Not dead, just on vacation(s). So glad you missed us!
Anyway, amidst the scores of dull and irrelevant press releases that I sorted through upon my return, one stood out: an announcement about Papernick the Book Peddler, who will make appearances in Portland on First Friday (September 3) as well as at the Farmers' Markets on Saturday, September 4 and Wednesday, September 6.
The Book Peddler is Jon Papernick, a New England author whose in-laws
live in Scarborough (he resides outside of Boston and is
writer-in-residence at Emerson College). The shopping-cart sales pitch
-- a sticker on the side of his green pushcart reads "Bringing
Market-Fresh Fiction Directly to the People" -- is promoting his
latest collection of short stories, There Is No Other (Exile), which came out last month.
Papernick is selling his book for $15, but he'll throw in one of his two other titles (The Ascent of Eli Israel, which came out in 2002 to positive reviews, or Who by Fire, Who by Blood, his 2007 novel) for an extra $5. He calls his marketing method "old-school," and says "people really
seemed to get a kick out of purchasing a book directly from the author."
This is him:

At a market in Waltham, Massachusetts last week, Papernick sold 25 copies of his book in just a few hours -- and bartered one more. "I got 2 pounds of ground beef and two blocks of cheese for a book," he reports. "Man cannot
live on books alone."
It's more than a nostalgic gimmick, though. Papernick's peddling is a larger statement about the publishing industry.

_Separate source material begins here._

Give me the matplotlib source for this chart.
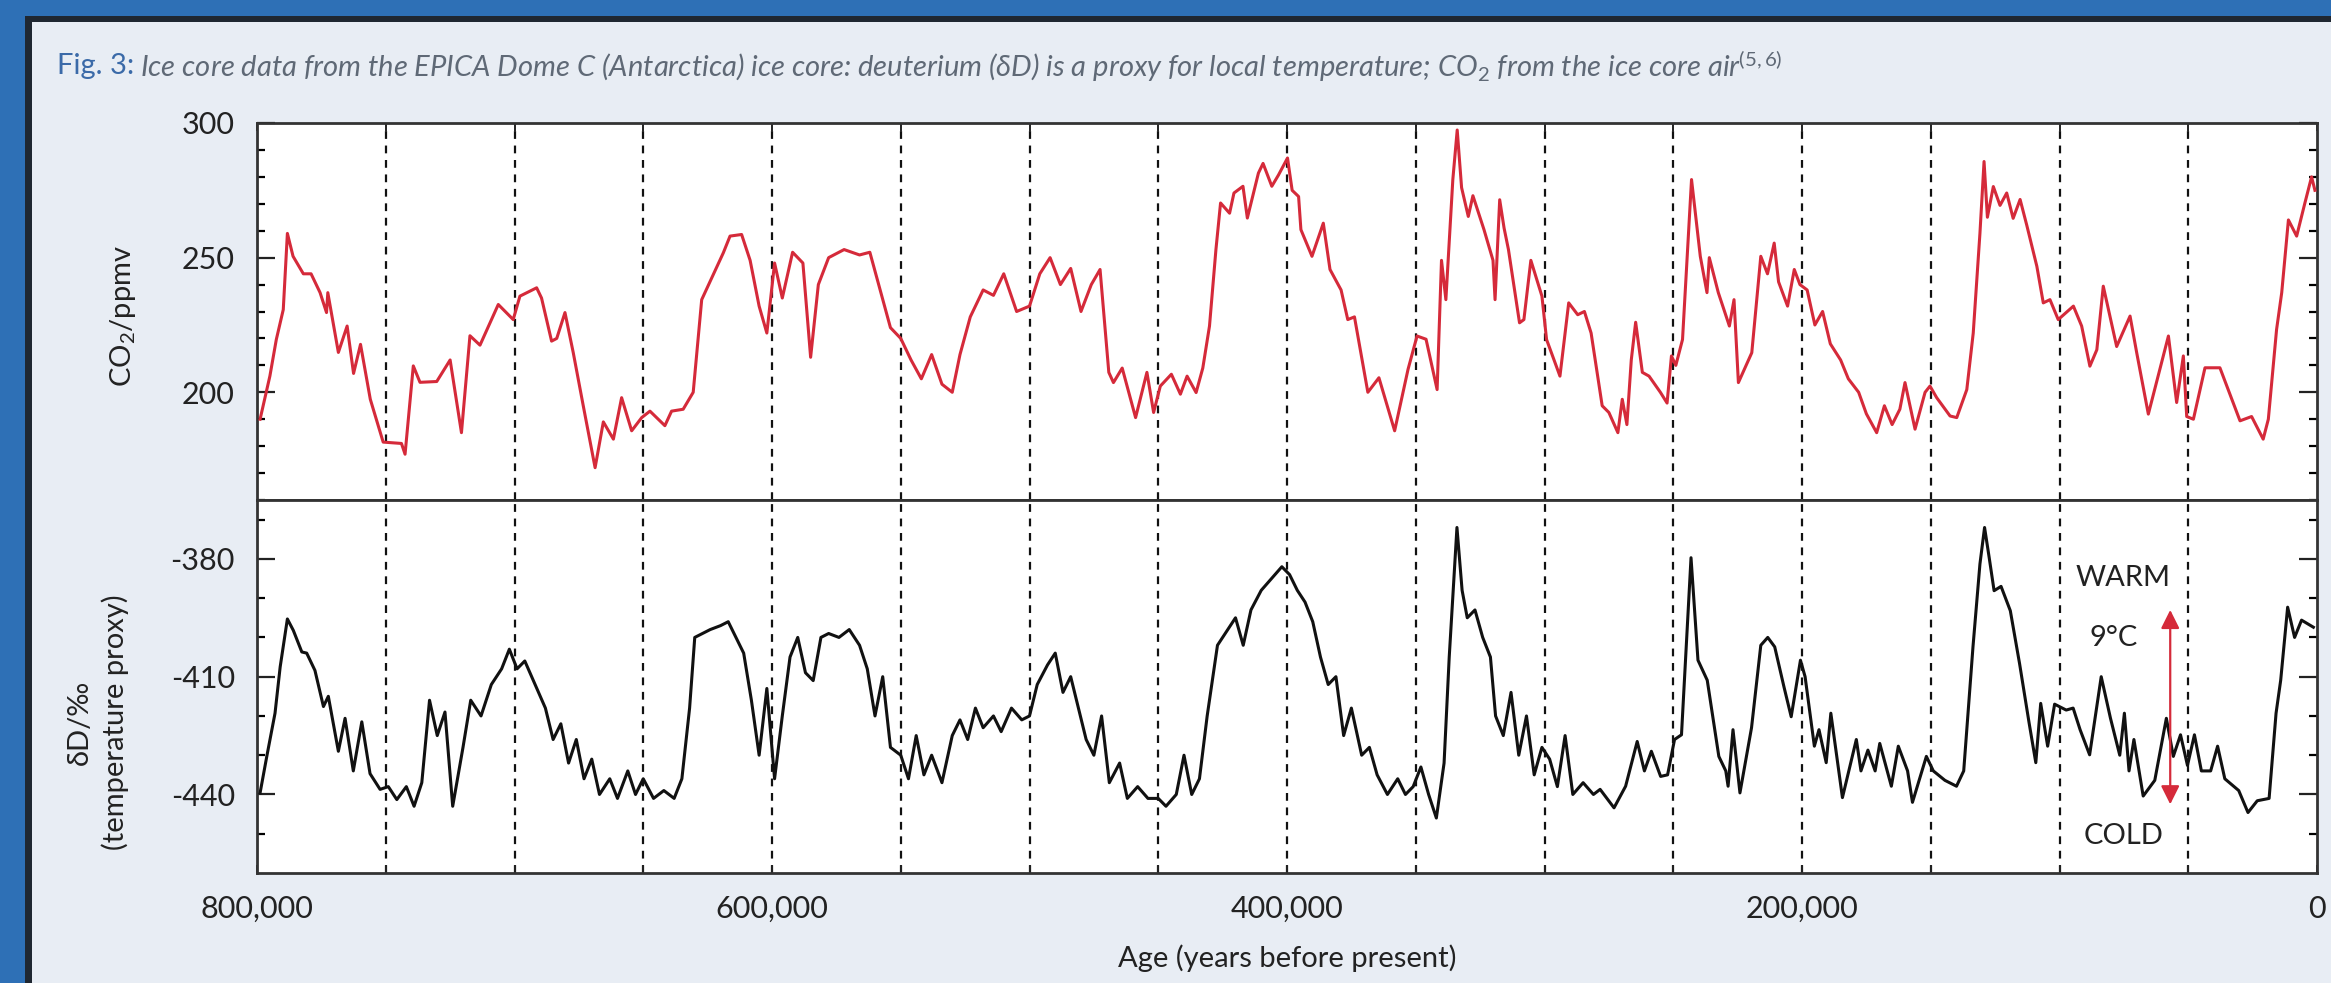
import matplotlib
matplotlib.use('Agg')
import numpy as np
import matplotlib.pyplot as plt
from matplotlib.patches import Rectangle

plt.rcParams['font.family'] = ['Lato', 'DejaVu Sans']
plt.rcParams['mathtext.fontset'] = 'custom'
plt.rcParams['mathtext.rm'] = 'Lato'
plt.rcParams['mathtext.it'] = 'Lato:italic'
plt.rcParams['axes.unicode_minus'] = False

# ---------------- data (ages in kyr before present) ----------------
co2_age = [798.8, 795, 792.5, 789.8, 788.2, 786, 782, 779, 775.5, 773, 772.5, 768.4, 765,
           762.5, 759.8, 756, 751, 743.9, 742.5, 739.3, 736.7, 730.2, 725, 720.6, 717.3,
           713.4, 706.3, 700.5, 697.9, 691.4, 689.5, 685.6, 683.6, 680.4, 677.2, 673.3,
           668.7, 665.5, 661.6, 658.4, 654.5, 650.6, 647.4, 641.6, 639, 634.5, 630.6,
           627.3, 618.9, 616.3, 611.8, 608.5, 605, 602, 599, 596, 592, 588, 585, 582,
           578, 572, 566, 562, 558, 554, 550, 546, 542, 538, 534, 530, 527, 523, 518,
           514, 510, 505, 500, 496, 492, 488, 484, 480, 476, 472.6, 469.2, 467.4, 464,
           458.8, 454.4, 451.8, 449.2, 444.9, 441.4, 438.8, 435.3, 432.7, 430.1, 427.6,
           425.8, 422.3, 420.6, 417.1, 415.4, 411.1, 409.3, 405.9, 403.3, 399.8, 398,
           395.5, 394.6, 390.3, 385.9, 383.3, 379, 376.4, 373.8, 368.6, 364.3, 358.2,
           353, 349.5, 346, 341.7, 340, 338.3, 335.6, 333.9, 332.2, 329.6, 327.8, 323.5,
           320, 319.2, 317.4, 315.7, 314, 309.7, 308, 305.3, 301, 299.2, 294, 290.6,
           287.1, 284.5, 281.9, 277.6, 275, 271.5, 269.8, 268, 266.3, 264.6, 262, 259.4,
           255, 252.4, 250.7, 249, 246.4, 242.9, 239.5, 236.9, 236, 232.5, 228.2, 226.4,
           224.7, 219.5, 216, 213.4, 210.8, 209.1, 205.6, 203, 200.8, 198, 195, 192, 189,
           185, 182, 178, 175, 171, 168, 165, 162, 160, 156.1, 152.2, 150.3, 147.7,
           142.5, 139.9, 136, 133.5, 130.9, 129.3, 128, 125.7, 123.1, 120.5, 118, 115.3,
           112.7, 108.8, 106.3, 103.7, 100.5, 94.6, 91.4, 88.2, 85.5, 83, 77.8, 72.6, 70,
           65.5, 57.7, 54.5, 51.9, 50.6, 48, 43.5, 37.7, 29.9, 25.4, 20.9, 18.9, 15.7,
           13.7, 11.1, 7.9, 4.7, 2.1, 0.8]
co2_ppmv = [190, 206, 219.6, 230.7, 259, 250.5, 244, 244, 237, 229.6, 237, 214.8, 224.6,
            207, 217.8, 197.4, 181.5, 181, 177, 209.8, 203.7, 204, 212, 185, 221,
            217.5, 232.6, 227, 235.7, 238.8, 235, 219, 220, 229.6, 214.8, 195,
            172, 189, 182.6, 198, 185.7, 190.6, 193, 187.6, 193, 193.7, 200,
            234.4, 251.8, 258, 258.6, 249, 232, 222, 248, 235, 252, 248, 213, 240,
            250, 253, 251, 252, 238, 224, 220, 212, 205, 214, 203, 200, 214, 228, 238,
            236, 244, 230, 232, 244, 250, 240, 246, 230, 240, 245.6, 207.4, 203.6, 209,
            190.6, 207.4, 192.5, 202.3, 206.7, 199.3, 206, 199.9, 209, 224.6, 253,
            270.3, 266.5, 274, 276.5, 264.7, 281.4, 285, 276.5, 280.7, 287, 275,
            272.7, 260.4, 250.5, 262.8, 245.6, 238, 227, 228, 200, 205.4, 185.7,
            208.5, 220.9, 219.7, 201, 249, 234.4, 279, 297.4, 276, 265.3, 273, 260.4,
            249, 234.4, 271.5, 261, 253, 225.8, 227, 249, 235.7, 219.6, 206, 233.2,
            228.8, 230, 222, 195, 192.5, 185, 197.4, 188, 212, 226, 207.4, 206,
            200, 196, 213.5, 210, 219.6, 279, 250.5, 237, 250, 237, 224.6, 234.4,
            203.6, 214.7, 250.5, 244, 255.4, 241, 232, 245.6, 240, 238, 225, 230, 218,
            212, 205, 200, 192, 185, 195, 188, 193.7, 203.6, 186.3, 200, 202.3, 198,
            191.2, 190.6, 201, 222, 259, 285.7, 265, 276.4, 269.4, 274, 264.6, 271.6,
            262, 246.8, 233.2, 234.4, 227, 232, 224.6, 209.7, 215.8, 239.4, 217, 228.3, 214.6,
            191.9, 220.9, 196.2, 213.5, 191, 190, 209.1, 209.1, 189.4, 191, 182.6, 190, 223.3,
            237, 264, 258, 270.3, 280, 275]

dd_age = [798.8, 796.2, 793, 791, 788.2, 785.9, 782.6, 780.7, 777.5, 774.2, 772.3, 768.4,
          765.8, 762.6, 759.3, 756.1, 752.2, 749, 745.7, 742, 739, 736, 733, 730, 727,
          724, 720, 717, 713, 709, 705, 702, 699, 696, 692, 688, 685, 682, 679, 676, 673,
          670, 667, 663, 660, 656, 653, 650, 646, 642, 638, 635, 632, 630, 627, 624, 620,
          617, 614, 611, 608, 605, 602, 599, 596, 593, 590, 587, 584, 581, 578, 574, 570,
          566, 563, 560, 557, 554, 550, 547, 544, 541, 538, 534, 530, 527, 524, 521, 518,
          514, 511, 507, 503, 500, 497, 493, 490, 487, 484, 481, 478, 475, 472, 469, 465,
          462, 458, 454, 450, 447, 443, 440, 437, 434, 431, 427, 423, 420, 417, 414, 410,
          406, 402, 399, 396, 393, 390, 387, 384, 381, 378, 375, 371, 368, 365, 361, 357,
          354, 351, 348, 345, 342, 339, 337, 334, 332, 330, 327, 324, 321, 319, 316, 313,
          310, 307, 304, 301, 298, 295, 292, 289, 285, 281, 278.4, 273, 268.5, 264, 261.2,
          258.5, 254.9, 252.2, 249.5, 246.8, 243.1, 240.4, 236.8, 232.3, 229.6, 228.7,
          226.8, 224.1, 219.6, 216, 213.3, 210.6, 207, 204.2, 200.6, 198.8, 195.2, 193.4,
          190.6, 188.8, 184.3, 178.9, 177.1, 174.4, 171.6, 169.8, 165.3, 162.6, 159,
          157.1, 151.7, 149, 144.5, 140, 137.2, 133.6, 130.9, 129.1, 127.3, 125.4, 122.7,
          119.1, 115.5, 111.8, 109.2, 107.3, 104.6, 101.9, 97.4, 94.7, 92, 88.3, 83.8,
          80.2, 76.6, 74.8, 73, 71.1, 67.5, 63, 58.5, 55.8, 53, 50.3, 47.6, 44.9, 41.3,
          38.6, 35.8, 30.4, 26.8, 23.2, 18.6, 15.9, 14.1, 11.4, 8.7, 6, 1.4]
dd_permil = [-439.6, -430.3, -419.3, -407.5, -395.3, -398.2, -403.7, -404, -408.4, -417.6,
             -415, -429, -420.6, -434, -421.5, -434.7, -438.7, -438, -441.3, -438, -443,
             -437, -416, -425, -419, -443, -428, -416, -420, -412, -408, -403, -408, -406,
             -412, -418, -426, -422, -432, -426, -436, -431, -440, -436, -441, -434, -440,
             -436, -441, -439, -441, -436, -418, -400, -399, -398, -397, -396, -400, -404,
             -416, -430, -413, -436, -420, -405, -400, -409, -411, -400, -399, -400, -398,
             -402, -408, -420, -410, -428, -430, -436, -425, -435, -430, -437, -425, -421,
             -426, -418, -423, -420, -424, -418, -421, -420, -412, -407, -404, -414, -410,
             -418, -426, -430, -420, -437, -432, -441, -438, -441, -441, -443, -440, -430,
             -440, -436, -420, -402, -398, -395, -402, -393, -388, -385, -382, -384, -388,
             -391, -396, -405, -412, -410, -425, -418, -430, -428, -435, -440, -436, -440,
             -438, -433, -440, -446, -432, -405, -372, -388, -395, -393, -400, -405, -420,
             -425, -414, -430, -420, -435, -428, -431, -438, -425, -440, -437, -440, -438.7,
             -443.4, -437.9, -426.5, -434, -429, -435.4, -435, -426, -424.8, -379.7, -405.8,
             -410.9, -430.3, -434, -437.9, -423.5, -439.6, -423, -402, -400, -402.4, -412.6,
             -420.2, -405.8, -410, -427.7, -423.5, -431.9, -419.3, -440.8, -426, -434,
             -428.7, -434, -427, -437.9, -427.7, -434, -442, -430.3, -434, -436.4, -437.9,
             -434, -402.4, -381.3, -372, -379.7, -388.1, -387, -393.2, -406.7, -421.8,
             -431.9, -416.8, -427.7, -417, -418.5, -418, -423.5, -429.9, -410, -420.6, -430,
             -419.3, -434, -426, -440.4, -436.4, -420.6, -430.3, -424.8, -432.6, -424.8,
             -434, -434, -427.7, -436, -439, -444.6, -441.6, -441, -419.3, -410.9, -392.3,
             -400, -395.6, -397.4]

x_ticks = list(range(0, 800001, 50000))
x_labels = ['0', '', '', '', '200,000', '', '', '', '400,000', '', '', '', '600,000',
            '', '', '', '800,000']
co2_ticks = [200, 250, 300]
dd_ticks = [-440, -410, -380]

W, H = 2331, 983
BLUE = '#2e70b6'
PANEL = '#e8edf4'
RED = '#d52a3a'


def px(x, y):
    return x / W, 1 - y / H


def style_axis(ax, yticks, yminor):
    for s in ax.spines.values():
        s.set_linewidth(2.0)
        s.set_color('#333333')
    ax.set_xlim(800000, 0)
    ax.set_xticks(x_ticks)
    ax.set_yticks(yticks)
    ax.set_yticks(yminor, minor=True)
    ax.tick_params(axis='y', which='major', direction='in', length=13, width=1.6,
                   left=True, right=True, labelsize=22, pad=16, colors='#222222')
    ax.tick_params(axis='y', which='minor', direction='in', length=6, width=1.6,
                   left=True, right=True)
    ax.tick_params(axis='x', which='major', direction='in', length=6, width=1.4,
                   top=True, bottom=True, labelsize=22, pad=16, colors='#222222')
    for a in x_ticks[1:-1]:
        ax.axvline(a, color='#111111', lw=1.6, ls=(0, (3.5, 3)), zorder=1)


def main():
    fig = plt.figure(figsize=(W / 100, H / 100), dpi=100)
    fig.patch.set_facecolor(BLUE)
    fig.add_artist(Rectangle((25 / W, 0), 1, 1 - 16 / H, transform=fig.transFigure,
                             facecolor='#1f2731', edgecolor='none', zorder=-5))
    fig.add_artist(Rectangle((32 / W, 0), 1, 1 - 22 / H, transform=fig.transFigure,
                             facecolor=PANEL, edgecolor='none', zorder=-4))

    x0, x1 = 257 / W, 2317 / W
    ax1 = fig.add_axes([x0, 1 - 500 / H, x1 - x0, (500 - 123) / H])
    ax2 = fig.add_axes([x0, 1 - 873 / H, x1 - x0, (873 - 500) / H])

    co2_years = np.array(co2_age) * 1000
    dd_years = np.array(dd_age) * 1000

    ax1.plot(co2_years, co2_ppmv, color=RED, lw=2.2, zorder=3)
    style_axis(ax1, co2_ticks, list(range(160, 301, 10)))
    ax1.set_ylim(160, 300)
    ax1.tick_params(axis='x', labelbottom=False, bottom=False)

    ax2.plot(dd_years, dd_permil, color='#111111', lw=2.2, zorder=3)
    style_axis(ax2, dd_ticks, list(range(-450, -365, 10)))
    ax2.set_ylim(-460, -365)
    ax2.tick_params(axis='x', top=False)
    ax2.set_xticklabels(x_labels)

    # warm / cold annotation
    ax2.annotate('', xy=(57000, -442.5), xytext=(57000, -393.0),
                 arrowprops=dict(arrowstyle='<|-|>', color=RED, lw=1.6,
                                 mutation_scale=28, shrinkA=0, shrinkB=0), zorder=4)
    ax2.text(75300, -384.8, 'WARM', ha='center', va='center', fontsize=21, color='#222222')
    ax2.text(79000, -400.2, '9°C', ha='center', va='center', fontsize=21, color='#222222')
    ax2.text(75300, -450.6, 'COLD', ha='center', va='center', fontsize=21, color='#222222')

    # axis labels
    fig.text(*px(123, 316), r'CO$_2$/ppmv', rotation=90, ha='center', va='center',
             fontsize=21, color='#222222')
    fig.text(*px(98, 722), 'δD/‰\n(temperature proxy)', rotation=90, ha='center',
             va='center', fontsize=21, color='#222222', linespacing=1.35)
    fig.text(*px(1287, 958), 'Age (years before present)', ha='center', va='center',
             fontsize=21, color='#222222')

    # title in two pieces
    renderer = fig.canvas.get_renderer()
    t1 = fig.text(*px(57, 66), 'Fig. 3:', ha='left', va='center', fontsize=21,
                  color='#3b6aa8')
    bb = t1.get_window_extent(renderer)
    fig.text((bb.x1 + 6) / W, 1 - 66 / H,
             r'Ice core data from the EPICA Dome C (Antarctica) ice core: deuterium (δD) '
             r'is a proxy for local temperature; CO$_2$ from the ice core air$^{(5,6)}$',
             ha='left', va='center', fontsize=21, style='italic', color='#5f6976')

    fig.savefig('out.png', dpi=100, facecolor=fig.get_facecolor())


if __name__ == '__main__':
    main()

"I first got the idea to peddle my own books...when I
realized that even if my books end up broadly in bookstores, they will disappear
within 3 to 6 months only to be available via Amazon.com," he tells me in an email. "It seems only
bestsellers have long shelf lives in bookstores. I became tired of waiting
around for someone to discover my book among thousands of other books, and
decided to take my book directly to the people. I sold 25 books in four and a
half hours last week at the Waltham Farmers Market --- it could take weeks to
sell that many books on Amazon.com, and who knows how long it would take stores
to sell 25 copies of my books. I definitely think that the distribution system
for books is awful -- in fact, a number of bookstores that are trying to carry
the book may not in fact be carrying it because they cannot get the discount
they want from the distributor. I'm cutting out the middleman and all that
ugliness and bringing my books to hungry readers who don't want to go through
the hassle of special ordering books or waiting for them to arrive in the
mail."
The Book Peddler's tour will culminate in New York City on October 2, with a "Peddler's Procession" from Brooklyn to the Upper West Side, complete with a klezmer band and an 8 pm reading at Sip Coffeebar and Lounge (which, incidentally, looks like a cool place).